OBJECTIVE
Write the lines out again, from the top of the material to the line containing "const postSpsliSe = [0.074, 0.047, 0.03];", pictures excluded.

——————————

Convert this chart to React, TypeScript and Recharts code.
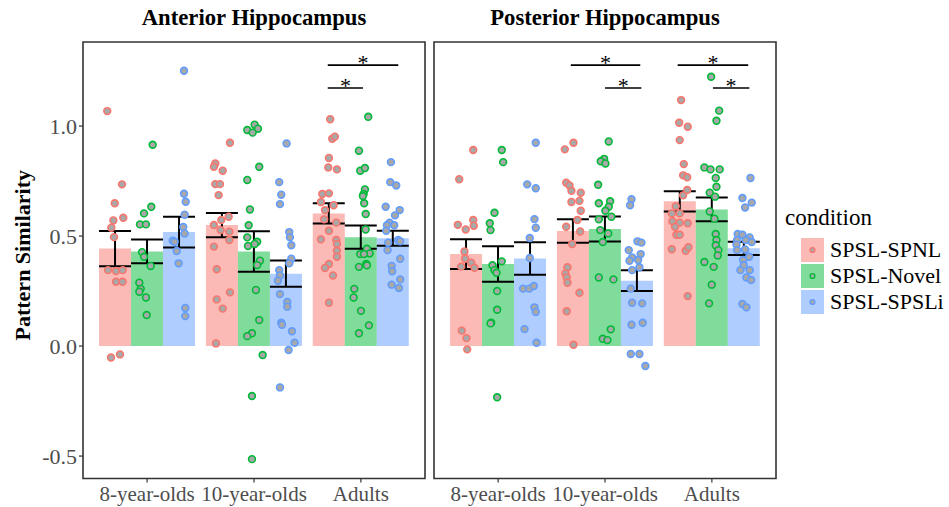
import { ComposedChart, Bar, ErrorBar, Scatter, XAxis, YAxis, ReferenceArea, ReferenceLine } from 'recharts';

const FONT = '"Liberation Serif", "Times New Roman", serif';

const groups = ['8-year-olds', '10-year-olds', 'Adults'];
const conditions = ['SPSL-SPNL', 'SPSL-Novel', 'SPSL-SPSLi'];
const colors = ['#F8766D', '#00BA38', '#619CFF'];
const yTicks = [-0.5, 0, 0.5, 1.0];

// bar means and standard errors, one per age group
const antSpnlMean = [0.443, 0.55, 0.603];
const antSpnlSe = [0.08, 0.055, 0.046];
const antNovelMean = [0.43, 0.43, 0.495];
const antNovelSe = [0.054, 0.092, 0.053];
const antSpsliMean = [0.518, 0.329, 0.49];
const antSpsliSe = [0.07, 0.06, 0.034];

const postSpnlMean = [0.418, 0.523, 0.658];
const postSpnlSe = [0.068, 0.053, 0.046];
const postNovelMean = [0.373, 0.532, 0.621];
const postNovelSe = [0.081, 0.057, 0.054];
const postSpsliMean = [0.398, 0.297, 0.444];
const postSpsliSe = [0.074, 0.047, 0.03];

// individual subjects: [jittered x position, pattern similarity]
const antSpnlPts = [
  [0.627, 1.068], [0.765, 0.735], [0.697, 0.649], [0.684, 0.571], [0.777, 0.583], [0.665, 0.538], [0.69, 0.495],
  [0.634, 0.345], [0.709, 0.341], [0.771, 0.345], [0.709, 0.292], [0.771, 0.292], [0.662, -0.052], [0.746, -0.038],
  [1.775, 0.924], [1.638, 0.83], [1.625, 0.815], [1.707, 0.797], [1.638, 0.736], [1.682, 0.736], [1.669, 0.686],
  [1.694, 0.573], [1.763, 0.588], [1.625, 0.55], [1.688, 0.527], [1.769, 0.52], [1.769, 0.482], [1.625, 0.452],
  [1.651, 0.349], [1.775, 0.244], [1.651, 0.212], [1.707, 0.17], [1.644, 0.012],
  [2.713, 1.031], [2.732, 0.942], [2.757, 0.952], [2.701, 0.855], [2.695, 0.812], [2.776, 0.803], [2.639, 0.691],
  [2.701, 0.694], [2.626, 0.655], [2.745, 0.64], [2.664, 0.618], [2.657, 0.576], [2.77, 0.561], [2.701, 0.524],
  [2.626, 0.485], [2.77, 0.482], [2.776, 0.464], [2.776, 0.433], [2.776, 0.406], [2.701, 0.373], [2.664, 0.355],
  [2.739, 0.321], [2.701, 0.197],
];
const antNovelPts = [
  [1.052, 0.915], [1.039, 0.633], [0.971, 0.603], [0.933, 0.553], [0.989, 0.553], [0.952, 0.427], [0.971, 0.406],
  [1.033, 0.364], [0.927, 0.288], [0.94, 0.26], [0.927, 0.247], [0.989, 0.221], [0.996, 0.141],
  [2.006, 1.006], [2.037, 0.988], [1.937, 0.982], [1.987, 0.97], [2.049, 0.815], [1.937, 0.755], [1.962, 0.621],
  [1.95, 0.549], [1.937, 0.494], [2.03, 0.474], [1.944, 0.455], [2.006, 0.464], [2.056, 0.388], [2.03, 0.368],
  [2.018, 0.255], [2.049, 0.118], [1.981, 0.058], [1.937, 0.045], [2.081, -0.041], [1.981, -0.227], [1.981, -0.514],
  [3.069, 1.042], [2.982, 0.888], [2.994, 0.797], [3.038, 0.809], [3.038, 0.712], [3.026, 0.691], [3.019, 0.682],
  [3.031, 0.649], [3.045, 0.6], [3.045, 0.53], [3.057, 0.442], [3.082, 0.421], [2.994, 0.418], [3.029, 0.418],
  [3.05, 0.373], [3.057, 0.367], [2.982, 0.36], [2.938, 0.26], [2.932, 0.221], [3.001, 0.16], [3.075, 0.094],
  [2.982, 0.058],
];
const antSpsliPts = [
  [1.345, 1.251], [1.345, 0.692], [1.361, 0.656], [1.351, 0.597], [1.338, 0.541], [1.351, 0.512], [1.239, 0.479],
  [1.258, 0.474], [1.277, 0.432], [1.295, 0.376], [1.357, 0.173], [1.357, 0.136],
  [2.305, 0.921], [2.236, 0.745], [2.255, 0.688], [2.243, 0.645], [2.33, 0.518], [2.336, 0.494], [2.349, 0.458],
  [2.349, 0.397], [2.33, 0.376], [2.236, 0.345], [2.243, 0.321], [2.224, 0.297], [2.243, 0.236], [2.311, 0.2],
  [2.311, 0.179], [2.255, 0.106], [2.262, 0.097], [2.355, 0.067], [2.38, 0.015], [2.324, -0.018], [2.243, -0.188],
  [3.281, 0.836], [3.275, 0.745], [3.331, 0.73], [3.232, 0.633], [3.363, 0.618], [3.319, 0.594], [3.269, 0.561],
  [3.244, 0.549], [3.312, 0.549], [3.237, 0.524], [3.349, 0.482], [3.368, 0.476], [3.256, 0.47], [3.25, 0.436],
  [3.368, 0.397], [3.288, 0.364], [3.293, 0.34], [3.368, 0.303], [3.288, 0.279], [3.356, 0.264],
];

const postSpnlPts = [
  [0.767, 0.891], [0.636, 0.758], [0.623, 0.551], [0.697, 0.53], [0.767, 0.573], [0.772, 0.547], [0.685, 0.43],
  [0.692, 0.397], [0.748, 0.379], [0.654, 0.361], [0.779, 0.356], [0.66, 0.07], [0.704, 0.036], [0.711, -0.015],
  [1.705, 0.924], [1.624, 0.894], [1.637, 0.742], [1.668, 0.73], [1.686, 0.706], [1.773, 0.697], [1.686, 0.655],
  [1.761, 0.66], [1.773, 0.615], [1.742, 0.573], [1.637, 0.542], [1.768, 0.521], [1.693, 0.464], [1.649, 0.358],
  [1.63, 0.33], [1.642, 0.312], [1.649, 0.288], [1.761, 0.242], [1.642, 0.158], [1.705, 0.006],
  [2.712, 1.118], [2.694, 1.015], [2.774, 0.997], [2.699, 0.936], [2.737, 0.827], [2.731, 0.776], [2.769, 0.767],
  [2.769, 0.709], [2.731, 0.685], [2.662, 0.636], [2.625, 0.603], [2.699, 0.603], [2.631, 0.567], [2.699, 0.561],
  [2.774, 0.558], [2.656, 0.542], [2.668, 0.506], [2.699, 0.506], [2.625, 0.44], [2.755, 0.433], [2.781, 0.449],
  [2.774, 0.227],
];
const postNovelPts = [
  [1.034, 0.891], [1.047, 0.836], [0.966, 0.606], [0.922, 0.558], [0.929, 0.527], [0.947, 0.367], [1.034, 0.385],
  [0.966, 0.345], [0.985, 0.333], [0.991, 0.25], [0.991, 0.165], [0.935, 0.106], [0.929, 0.103], [0.991, -0.233],
  [2.035, 0.93], [1.992, 0.851], [1.96, 0.84], [2.004, 0.83], [1.936, 0.733], [1.942, 0.649], [2.048, 0.658],
  [2.035, 0.633], [2.004, 0.615], [2.06, 0.588], [1.942, 0.576], [1.955, 0.527], [2.03, 0.512], [1.979, 0.473],
  [1.942, 0.312], [2.079, 0.303], [2.054, 0.076], [1.979, 0.033], [2.023, 0.027],
  [2.993, 1.224], [3.068, 1.07], [3.043, 1.024], [2.93, 0.812], [2.987, 0.803], [3.073, 0.803], [3.036, 0.764],
  [3.043, 0.724], [2.98, 0.697], [3.03, 0.679], [2.98, 0.612], [3.024, 0.579], [3.036, 0.509], [3.043, 0.482],
  [3.036, 0.458], [3.061, 0.436], [3.055, 0.412], [2.93, 0.382], [3.017, 0.36], [2.999, 0.279], [2.974, 0.194],
];
const postSpsliPts = [
  [1.352, 0.924], [1.272, 0.735], [1.352, 0.717], [1.34, 0.577], [1.352, 0.538], [1.296, 0.491], [1.296, 0.4],
  [1.234, 0.261], [1.291, 0.261], [1.334, 0.273], [1.34, 0.176], [1.352, 0.155], [1.247, 0.077], [1.359, 0.015],
  [2.248, 0.667], [2.235, 0.64], [2.304, 0.476], [2.341, 0.47], [2.222, 0.436], [2.334, 0.418], [2.254, 0.403],
  [2.31, 0.391], [2.229, 0.388], [2.322, 0.358], [2.254, 0.345], [2.241, 0.261], [2.254, 0.197], [2.348, 0.194],
  [2.248, 0.097], [2.353, 0.106], [2.241, -0.036], [2.322, -0.036], [2.378, -0.091],
  [3.361, 0.764], [3.286, 0.673], [3.373, 0.652], [3.311, 0.63], [3.242, 0.509], [3.286, 0.506], [3.354, 0.494],
  [3.236, 0.482], [3.317, 0.482], [3.373, 0.473], [3.23, 0.461], [3.236, 0.436], [3.311, 0.439], [3.349, 0.406],
  [3.292, 0.391], [3.298, 0.367], [3.267, 0.345], [3.354, 0.345], [3.323, 0.312], [3.367, 0.3], [3.286, 0.191],
  [3.323, 0.176],
];

// significance brackets: [x start, x end, height]
const antBrackets = [[2.69, 3.35, 1.277], [2.69, 3.02, 1.173]];
const postBrackets = [[1.68, 2.33, 1.277], [2.0, 2.34, 1.173], [2.68, 3.34, 1.277], [3.01, 3.35, 1.173]];

const Y_DOMAIN = [-0.602, 1.382];
const PAD = 10.69;

const dot = (color: string) => (props: any) => (
  <circle cx={props.cx} cy={props.cy} r={3.4} fill="#A8A8A8" stroke={color} strokeWidth={1.6} />
);

function Panel({ means, ses, points, brackets, showY, width, margin }: any) {
  const data = groups.map((g, i) => ({
    group: g,
    m0: means[0][i], e0: ses[0][i],
    m1: means[1][i], e1: ses[1][i],
    m2: means[2][i], e2: ses[2][i],
  }));
  return (
    <ComposedChart width={width} height={507} data={data} margin={margin} barCategoryGap="5%" barGap={0}>
      <XAxis
        xAxisId="cat"
        dataKey="group"
        padding={{ left: PAD, right: PAD }}
        height={28.5}
        interval={0}
        tickSize={4}
        tickMargin={4}
        axisLine={false}
        tickLine={{ stroke: '#333', strokeWidth: 1.2 }}
        tick={{ fontSize: 21, fill: '#4D4D4D', fontFamily: FONT }}
      />
      <XAxis xAxisId="err" dataKey="group" padding={{ left: PAD, right: PAD }} hide />
      <XAxis xAxisId="num" type="number" dataKey="x" domain={[0.4, 3.6]} allowDataOverflow hide />
      <YAxis
        domain={Y_DOMAIN}
        ticks={yTicks}
        allowDataOverflow
        hide={!showY}
        width={83}
        tickSize={4}
        tickMargin={2}
        axisLine={false}
        tickLine={{ stroke: '#333', strokeWidth: 1.2 }}
        tickFormatter={(v: number) => v.toFixed(1)}
        tick={{ fontSize: 22, fill: '#4D4D4D', fontFamily: FONT }}
        label={{
          value: 'Pattern Similarity',
          angle: -90,
          position: 'insideLeft',
          offset: 22,
          dy: -5,
          style: { textAnchor: 'middle' },
          fontSize: 22,
          fontWeight: 'bold',
          fill: '#000',
          fontFamily: FONT,
        }}
      />
      {[0, 1, 2].map((k) => (
        <Bar key={'b' + k} xAxisId="cat" dataKey={'m' + k} fill={colors[k]} fillOpacity={0.5} isAnimationActive={false} />
      ))}
      {points.map((pts: number[][], k: number) => (
        <Scatter
          key={'s' + k}
          xAxisId="num"
          dataKey="y"
          data={pts.map(([x, y]) => ({ x, y }))}
          shape={dot(colors[k])}
          isAnimationActive={false}
        />
      ))}
      {[0, 1, 2].map((k) => (
        <Bar key={'e' + k} xAxisId="err" dataKey={'m' + k} fill="none" isAnimationActive={false}>
          <ErrorBar dataKey={'e' + k} width={16} stroke="#000" strokeWidth={2} direction="y" />
        </Bar>
      ))}
      {brackets.map(([x1, x2, y]: number[], i: number) => (
        <ReferenceLine
          key={'r' + i}
          xAxisId="num"
          segment={[{ x: x1, y }, { x: x2, y }]}
          stroke="#000"
          strokeWidth={1.6}
          label={{ value: '*', position: 'top', offset: -5, fontSize: 22, fill: '#000', fontFamily: FONT }}
        />
      ))}
      <ReferenceArea
        xAxisId="num"
        x1={0.4}
        x2={3.6}
        y1={Y_DOMAIN[0]}
        y2={Y_DOMAIN[1]}
        fill="none"
        stroke="#333"
        strokeWidth={1.6}
        ifOverflow="visible"
      />
    </ComposedChart>
  );
}

export default function App() {
  const title = { position: 'absolute' as const, top: 5, width: 342, textAlign: 'center' as const, fontSize: 22.7, fontWeight: 'bold' as const, lineHeight: '26px' };
  return (
    <div style={{ position: 'absolute', left: 0, top: 0, width: 949, height: 507, background: '#fff', fontFamily: FONT }}>
      <div style={{ ...title, left: 83 }}>Anterior Hippocampus</div>
      <div style={{ ...title, left: 434 }}>Posterior Hippocampus</div>
      <div style={{ position: 'absolute', left: 0, top: 0 }}>
        <Panel
          means={[antSpnlMean, antNovelMean, antSpsliMean]}
          ses={[antSpnlSe, antNovelSe, antSpsliSe]}
          points={[antSpnlPts, antNovelPts, antSpsliPts]}
          brackets={antBrackets}
          showY
          width={430}
          margin={{ top: 42, right: 5, left: 0, bottom: 0 }}
        />
      </div>
      <div style={{ position: 'absolute', left: 429, top: 0 }}>
        <Panel
          means={[postSpnlMean, postNovelMean, postSpsliMean]}
          ses={[postSpnlSe, postNovelSe, postSpsliSe]}
          points={[postSpnlPts, postNovelPts, postSpsliPts]}
          brackets={postBrackets}
          showY={false}
          width={350}
          margin={{ top: 42, right: 3, left: 5, bottom: 0 }}
        />
      </div>
      <div style={{ position: 'absolute', left: 785, top: 204, fontSize: 23, lineHeight: '28px' }}>condition</div>
      {conditions.map((c, k) => (
        <div key={c} style={{ position: 'absolute', left: 801, top: 238 + k * 26, height: 24, display: 'flex', alignItems: 'center' }}>
          <svg width={23} height={24}>
            <rect x={0} y={0} width={23} height={24} fill={colors[k]} fillOpacity={0.5} />
            <circle cx={11.5} cy={12} r={2.4} fill="#A8A8A8" stroke={colors[k]} strokeWidth={1.4} />
          </svg>
          <span style={{ marginLeft: 6, fontSize: 22, lineHeight: '24px' }}>{c}</span>
        </div>
      ))}
    </div>
  );
}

——————————

WRITTEN SOLUTION
Convert this chart to React, TypeScript and Recharts code.
import { ComposedChart, Bar, ErrorBar, Scatter, XAxis, YAxis, ReferenceArea, ReferenceLine } from 'recharts';

const FONT = '"Liberation Serif", "Times New Roman", serif';

const groups = ['8-year-olds', '10-year-olds', 'Adults'];
const conditions = ['SPSL-SPNL', 'SPSL-Novel', 'SPSL-SPSLi'];
const colors = ['#F8766D', '#00BA38', '#619CFF'];
const yTicks = [-0.5, 0, 0.5, 1.0];

// bar means and standard errors, one per age group
const antSpnlMean = [0.443, 0.55, 0.603];
const antSpnlSe = [0.08, 0.055, 0.046];
const antNovelMean = [0.43, 0.43, 0.495];
const antNovelSe = [0.054, 0.092, 0.053];
const antSpsliMean = [0.518, 0.329, 0.49];
const antSpsliSe = [0.07, 0.06, 0.034];

const postSpnlMean = [0.418, 0.523, 0.658];
const postSpnlSe = [0.068, 0.053, 0.046];
const postNovelMean = [0.373, 0.532, 0.621];
const postNovelSe = [0.081, 0.057, 0.054];
const postSpsliMean = [0.398, 0.297, 0.444];
const postSpsliSe = [0.074, 0.047, 0.03];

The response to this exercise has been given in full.